Defendeu corajosamente o fim do colonialismo, da guerra colonial e pugnou pelo reconhecimento do direito à independência dos povos submetidos ao domínio português.
O PCP enfrentou a ditadura de Salazar/Caetano organizando um caudal de lutas (desde as mais modestas até às mais grandiosas) criando raízes profundas no país e ganhando influência e prestígio que na madrugada de 25 de Abril deram um forte impulso para que o povo português apoiasse o movimento militar e contribuísse para impedir que as forças da repressão agissem em defesa do regime derrubado.
Na revolução lutou para dar à democracia uma dimensão social e cultural para que a liberdade fosse acompanhada de conquistas sociais.
Esta luta tão generosa nem sempre teve na devida conta as concretas circunstâncias e a importância de uma política de alianças mais estratégica.
Independentemente do papel que PS teve ao longo do processo democrático/revolucionário, este partido é fundamental para uma política que corte com a direita, mesmo vacilando face ao grande patronato e aos mandarins de Bruxelas. Os acordos à esquerda assinados na ocasião do primeiro governo do PS liderado por António Costa provaram a importância de uma nova política.
Sem alianças políticas entre as forças de esquerda e o PS não é possível impedir a direita de governar nos ventos do neoliberalismo, tornando Portugal um país em que o Estado estará ao serviço da concentração da riqueza com a privatização dos serviços públicos mais rentáveis, tornando os multibilionários mais ricos, aumentando a precariedade, diminuindo os salários, subvertendo as leis laborais, em que os remediados empobrecerão e os pobres ficarão mais pobres.
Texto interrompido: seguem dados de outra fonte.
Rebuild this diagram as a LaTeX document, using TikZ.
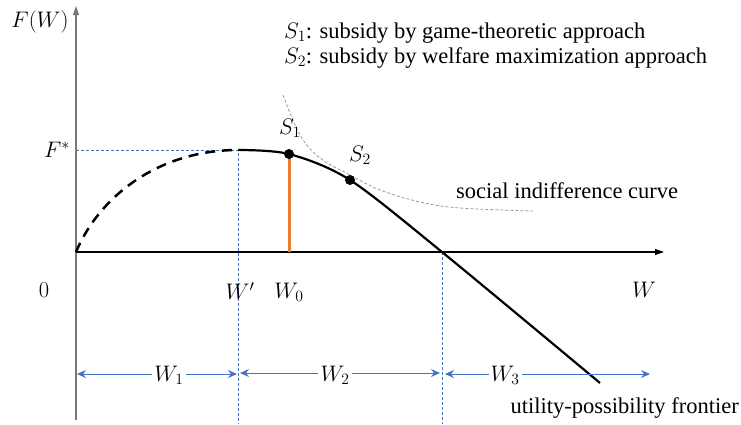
\RequirePackage{fix-cm}
\documentclass[tikz,border=0pt]{standalone}
\usepackage{fontspec}
\setmainfont{Liberation Serif}
\usetikzlibrary{arrows.meta}
\definecolor{myblue}{RGB}{68,114,196}
\definecolor{myorange}{RGB}{237,125,49}
\definecolor{axgray}{RGB}{120,120,120}
\begin{document}
\begin{tikzpicture}[x=1pt,y=-1pt,
  font=\fontsize{22.5}{27}\selectfont,
  lbl/.style={inner sep=1pt},
  guide/.style={myblue,line width=0.8pt,dash pattern=on 3pt off 2pt},
  span/.style={myblue,line width=1pt,{Stealth[length=9pt,width=8pt]}-{Stealth[length=9pt,width=8pt]}},
  spanlbl/.style={fill=white,inner sep=2pt},
  dot/.style={circle,fill=black,inner sep=0pt,minimum size=10pt}]
\useasboundingbox (0,0) rectangle (741,424);
% coordinates
\coordinate (O) at (76,252);
\coordinate (ytop) at (76,6);
\coordinate (ybot) at (76,420);
\coordinate (xend) at (664,252);
\coordinate (peak) at (238,150);
\coordinate (Fy) at (76,150);
\coordinate (pbot) at (238,424);
\coordinate (cross) at (442,252);
\coordinate (cbot) at (442,424);
\coordinate (s1) at (289,154);
\coordinate (s1b) at (289,252);
\coordinate (s2) at (350,180);
\coordinate (fend) at (600,383);
% guides
\draw[guide] (Fy) -- (peak) -- (pbot);
\draw[guide] (cross) -- (cbot);
% axes
\draw[axgray,line width=1.3pt,-{Triangle[length=9pt,width=6pt]}] (ybot) -- (ytop);
\draw[black,line width=1.3pt,-{Triangle[length=9pt,width=6pt]}] (O) -- (xend);
% indifference curve
\draw[gray!80,line width=0.8pt,dash pattern=on 3pt off 2pt] plot[smooth,tension=0.6] coordinates {(283,95) (300,135) (320,158) (350,175) (380,190) (420,202) (460,208) (533,211)};
% orange line
\draw[myorange,line width=3pt] (s1) -- (s1b);
% frontier
\draw[line width=2.5pt,dash pattern=on 10pt off 7pt] (O) .. controls (100,195) and (160,150) .. (peak);
\draw[line width=2.2pt] plot[smooth,tension=0.5] coordinates {(238,150) (289,154) (350,180) (442,252) (600,383)};
\node[dot] (S1) at (s1) {};
\node[dot] (S2) at (s2) {};
% labels
\node[lbl] (FW) at (40,22) {$F(W)$};
\node[lbl] (Fs) at (57,150) {$F^*$};
\node[lbl] (zero) at (44,290) {$0$};
\node[lbl] (Wl) at (644,290) {$W$};
\node[lbl] (Wp) at (240,291) {$W'$};
\node[lbl] (W0) at (289,292) {$W_0$};
\node[lbl] (S1l) at (290,128) {$S_1$};
\node[lbl] (S2l) at (360,155) {$S_2$};
\node[lbl,anchor=base west] (t1) at (283,38) {$S_1$: subsidy by game-theoretic approach};
\node[lbl,anchor=base west] (t2) at (283,63) {$S_2$: subsidy by welfare maximization approach};
\node[lbl,anchor=base west] (sic) at (455,198) {social indifference curve};
\node[lbl,anchor=base east] (upf) at (740,413) {utility-possibility frontier};
% span arrows
\coordinate (a1) at (77,374);
\coordinate (a2) at (237,374);
\coordinate (a3) at (240,373);
\coordinate (a4) at (440,373);
\coordinate (a5) at (445,374);
\coordinate (a6) at (650,374);
\draw[span] (a1) -- (a2);
\draw[span] (a3) -- (a4);
\draw[span] (a5) -- (a6);
\node[spanlbl] (W1) at (169,375) {$W_1$};
\node[spanlbl] (W2) at (335,375) {$W_2$};
\node[spanlbl] (W3) at (505,375) {$W_3$};
\end{tikzpicture}
\end{document}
Como se o país fosse uma sociedade anónima.
Um partido com o passado do PCP de luta pela liberdade e pela democracia assumiu posições deploráveis em relação à URSS e ao campo socialista. O socialismo não pode ser um sistema com menos democracia que o capitalismo.
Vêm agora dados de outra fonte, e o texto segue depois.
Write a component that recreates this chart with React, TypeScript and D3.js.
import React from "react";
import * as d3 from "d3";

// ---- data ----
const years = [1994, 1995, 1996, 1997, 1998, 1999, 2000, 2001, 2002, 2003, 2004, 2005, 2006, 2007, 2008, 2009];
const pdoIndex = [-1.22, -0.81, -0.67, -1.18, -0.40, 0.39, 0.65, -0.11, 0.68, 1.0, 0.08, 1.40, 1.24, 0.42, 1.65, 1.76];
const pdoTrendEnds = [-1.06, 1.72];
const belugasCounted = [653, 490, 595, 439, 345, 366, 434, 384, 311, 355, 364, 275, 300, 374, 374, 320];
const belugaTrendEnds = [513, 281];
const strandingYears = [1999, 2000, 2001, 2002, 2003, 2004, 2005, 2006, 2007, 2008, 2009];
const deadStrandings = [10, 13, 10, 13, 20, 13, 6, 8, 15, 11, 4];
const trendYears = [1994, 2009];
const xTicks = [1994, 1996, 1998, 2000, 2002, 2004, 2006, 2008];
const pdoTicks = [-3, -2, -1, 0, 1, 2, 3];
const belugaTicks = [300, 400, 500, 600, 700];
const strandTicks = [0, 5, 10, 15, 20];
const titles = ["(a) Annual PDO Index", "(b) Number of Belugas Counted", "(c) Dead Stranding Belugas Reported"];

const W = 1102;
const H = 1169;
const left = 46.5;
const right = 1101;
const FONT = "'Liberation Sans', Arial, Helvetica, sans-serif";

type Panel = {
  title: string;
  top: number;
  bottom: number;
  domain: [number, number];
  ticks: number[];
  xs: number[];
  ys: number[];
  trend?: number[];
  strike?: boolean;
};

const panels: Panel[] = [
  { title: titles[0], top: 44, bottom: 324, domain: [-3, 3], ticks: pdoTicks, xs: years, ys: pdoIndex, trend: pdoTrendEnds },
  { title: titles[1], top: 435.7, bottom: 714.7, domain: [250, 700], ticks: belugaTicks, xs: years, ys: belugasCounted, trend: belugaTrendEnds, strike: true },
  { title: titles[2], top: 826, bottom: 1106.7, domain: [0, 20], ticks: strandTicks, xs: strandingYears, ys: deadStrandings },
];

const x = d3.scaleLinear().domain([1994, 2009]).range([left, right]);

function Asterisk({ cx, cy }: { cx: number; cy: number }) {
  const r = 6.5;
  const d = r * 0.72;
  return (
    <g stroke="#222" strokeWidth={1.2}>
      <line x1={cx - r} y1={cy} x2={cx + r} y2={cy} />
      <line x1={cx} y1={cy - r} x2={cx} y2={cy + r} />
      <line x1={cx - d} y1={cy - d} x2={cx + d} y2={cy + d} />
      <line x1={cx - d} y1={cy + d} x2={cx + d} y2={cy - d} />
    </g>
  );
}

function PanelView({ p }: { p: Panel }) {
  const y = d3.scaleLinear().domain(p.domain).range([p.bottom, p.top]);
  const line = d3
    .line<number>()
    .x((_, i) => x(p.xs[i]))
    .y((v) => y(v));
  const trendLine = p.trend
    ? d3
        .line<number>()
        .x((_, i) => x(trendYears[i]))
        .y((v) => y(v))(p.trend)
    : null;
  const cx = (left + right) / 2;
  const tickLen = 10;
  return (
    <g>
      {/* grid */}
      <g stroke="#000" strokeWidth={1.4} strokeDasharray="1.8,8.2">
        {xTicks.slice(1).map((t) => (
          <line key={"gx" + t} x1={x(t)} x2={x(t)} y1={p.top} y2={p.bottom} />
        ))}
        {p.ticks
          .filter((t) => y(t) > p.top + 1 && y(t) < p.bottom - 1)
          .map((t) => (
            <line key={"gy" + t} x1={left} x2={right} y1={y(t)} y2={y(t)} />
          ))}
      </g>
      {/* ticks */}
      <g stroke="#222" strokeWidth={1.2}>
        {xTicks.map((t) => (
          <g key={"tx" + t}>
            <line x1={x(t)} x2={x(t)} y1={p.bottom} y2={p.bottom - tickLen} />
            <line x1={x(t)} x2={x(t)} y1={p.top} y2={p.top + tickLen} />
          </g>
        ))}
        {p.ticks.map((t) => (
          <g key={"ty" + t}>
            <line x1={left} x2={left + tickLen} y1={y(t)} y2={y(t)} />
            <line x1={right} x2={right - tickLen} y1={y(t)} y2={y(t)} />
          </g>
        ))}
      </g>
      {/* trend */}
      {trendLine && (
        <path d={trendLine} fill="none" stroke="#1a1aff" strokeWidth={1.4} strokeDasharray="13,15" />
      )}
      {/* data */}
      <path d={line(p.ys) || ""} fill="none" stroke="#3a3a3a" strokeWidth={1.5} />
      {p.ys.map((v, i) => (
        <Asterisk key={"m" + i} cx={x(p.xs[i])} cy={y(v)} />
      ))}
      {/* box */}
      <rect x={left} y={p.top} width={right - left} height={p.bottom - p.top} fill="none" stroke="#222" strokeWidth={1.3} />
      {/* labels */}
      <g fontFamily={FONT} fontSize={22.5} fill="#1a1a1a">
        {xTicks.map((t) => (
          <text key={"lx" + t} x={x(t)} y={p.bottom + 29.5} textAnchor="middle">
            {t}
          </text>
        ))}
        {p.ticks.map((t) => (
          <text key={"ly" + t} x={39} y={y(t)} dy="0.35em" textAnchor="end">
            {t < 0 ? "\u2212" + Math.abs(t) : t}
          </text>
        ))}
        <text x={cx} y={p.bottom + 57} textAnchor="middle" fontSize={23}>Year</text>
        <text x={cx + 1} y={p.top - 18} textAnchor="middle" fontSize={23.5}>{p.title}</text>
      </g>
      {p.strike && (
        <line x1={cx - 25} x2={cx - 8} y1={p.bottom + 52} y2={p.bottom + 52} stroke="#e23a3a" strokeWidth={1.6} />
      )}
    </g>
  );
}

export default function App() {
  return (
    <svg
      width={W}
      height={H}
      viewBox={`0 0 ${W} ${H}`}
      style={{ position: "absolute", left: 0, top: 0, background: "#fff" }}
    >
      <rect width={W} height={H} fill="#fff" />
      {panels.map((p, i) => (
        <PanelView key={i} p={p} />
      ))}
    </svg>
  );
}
A ditadura do proletariado da URSS serviu para justificar a repressão sobre a oposição ao regime e inclusive a perseguição brutal aos próprios comunistas.
Um partido com este passado não pode ficar refém de um modelo que implodiu sem ninguém o defender. Esta posição do PCP impede a compreensão de milhares e milhares de portugueses e a aproximação e adesão ao partido.
Noutro plano, o PCP entregou o partido aos fiéis à direção, afastando deliberadamente ou pelo estilo de trabalho quem manifesta dúvidas quanto às orientações, deixando-o mais desligado da sociedade. Até nas publicações “oficiais” dos cem anos apagou dirigentes, como se não tivessem sido quem foram.
Os tempos são difíceis não só para o PCP, mas para todos os partidos comunistas que, aliás, como outros partidos de esquerda, recuam em vários pontos do mundo seja os que enveredaram por outra identidade e os que se fecharam no dogmatismo.
O futuro exige muita capacidade para dar atenção a tudo quanto é novo, sobretudo dos anseios juvenis que foram o baluarte do PCP nos anos 70 e 80. O discurso verbalista, oco, cheio de lugares-comuns, repetitivo e fugindo ao concreto não atrai. Reconfigurar o ideal, tendo em conta os novos tempos é crucial. Haja a coragem que noutras ocasiões houve.